Income Taxes Impact on Rental Property Evaluation

5 Replies

Greetings,

I am using the BP Rental Calculator help me evaluate potential rental properties, and attempting to be as accurate as possible.  I like the fact that it accounts for so many potential expenses.  One big expense that I do not think is accounted for is income taxes.  How do you account for this expense when evaluating an income property?  Considering depreciation, and expenses, it may be a lower percentage than W2 income, but still a significant portion of the profit will go to state and federal taxes.  Do you use 10%, 15% more or less?  Do you consider income tax expenses as part of your cash flow evaluation when screen properties?

Thank you for your feedback,

Paul

Usually it isn't included in analysis because it can be unpredictable.  I assume you are referencing out of state taxes because you are in CA which shouldn't be a big deal because CA will be higher than everyone else and you can deduct other states taxes from your CA taxes in the form of a credit.

@Paul Post

It is not included because everyone's tax scenario is different. 
One investor may be in the top bracket while another investor may be in the 15% tax bracket.
One investor may live in a high tax state like California while another investor can live in a state that does not charge an income tax.

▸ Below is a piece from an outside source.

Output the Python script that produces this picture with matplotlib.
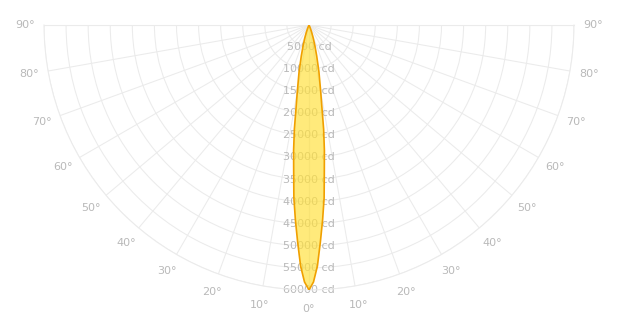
import matplotlib

matplotlib.use("Agg")
import matplotlib.pyplot as plt
import numpy as np

# luminous intensity distribution (symmetric beam), degrees -> cd
angles_deg = [0, 1, 2, 3, 4, 5, 6, 7, 8, 9, 10, 12, 14, 16, 18, 20, 22, 25, 30]
intensity_cd = [60000, 58200, 54600, 49200, 44200, 39300, 33200, 28600, 23800,
                18500, 15200, 10800, 7200, 4800, 3000, 1800, 900, 300, 0]

ring_values = list(range(5000, 60001, 5000))
ring_labels = [f"{v} cd" for v in ring_values]
theta_ticks = list(range(-90, 91, 10))
theta_labels = [f"{abs(t)}°" for t in theta_ticks]

GRID = "#ebebeb"
TEXT = "#b9b9b9"

W, H = 635, 336
cx, cy, R = 309, 25, 265

fig = plt.figure(figsize=(W / 100, H / 100), dpi=100)
# the half-disk gets fitted as if it were unrotated (R wide, 2R tall),
# so give the axes a 2R x 2R box centred on the visible half-disk
mid_y = H - (cy + R / 2)
ax = fig.add_axes([(cx - R) / W, (mid_y - R) / H, 2 * R / W, 2 * R / H],
                  projection="polar")
ax.set_theta_zero_location("S")
ax.set_thetamin(-90)
ax.set_thetamax(90)
ax.set_ylim(0, 60000)

ax.set_rgrids(ring_values, labels=[""] * len(ring_values))
ax.set_thetagrids(theta_ticks, labels=[""] * len(theta_ticks))
ax.grid(True, color=GRID, linewidth=0.75)
for sp in ax.spines.values():
    sp.set_color(GRID)
    sp.set_linewidth(0.75)

# mirror the half-curve to both sides
a = np.radians(np.array(angles_deg, dtype=float))
i = np.array(intensity_cd, dtype=float)
theta = np.concatenate([-a[::-1], a[1:]])
r = np.concatenate([i[::-1], i[1:]])
ax.fill(theta, r, facecolor="#ffe03c", alpha=0.68, edgecolor="none", zorder=3)
ax.plot(theta, r, color="#f0a000", linewidth=1.2, zorder=4)

for v, lab in zip(ring_values, ring_labels):
    ax.text(0, v, lab, ha="center", va="center", fontsize=8, color=TEXT,
            zorder=2)

for t, lab in zip(theta_ticks, theta_labels):
    ax.text(np.radians(t), 64400, lab, ha="center", va="center", fontsize=8,
            color=TEXT, clip_on=False)

fig.savefig("out.png", dpi=100)
plt.close(fig)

Furthermore, the good thing about investing in real estate is that you can have cash-flow but show a tax-loss which will overall reduce your tax liability.

I'm asking about income tax on the cash flow, not property taxes.  We get hit with both Federal and State income taxes and g if it is significant. I agree there are write offs such as depreciation and expenses, but I'm just wondering if anyone figures that expense into their cash flow expectations from a rental property, and if so how they estimate the amount to deduct from the profit.

I completely agree with you Basit, but I still believe it would improve the tool if it allowed us to input a percentage amount for both state and federal income taxes.  It could allow 0% or a negative % if that’s what someone expected.

I've been thinking about this too @Paul Post .  The calculators could show depreciation and the interest part of a loan as expenses against the rental income, as well as the % we already input for Repairs.  Then if there was a field for estimated tax bracket or whatever, the calculator should be able to account for the taxes on what is left of positive rental income if expenses don't account for it all.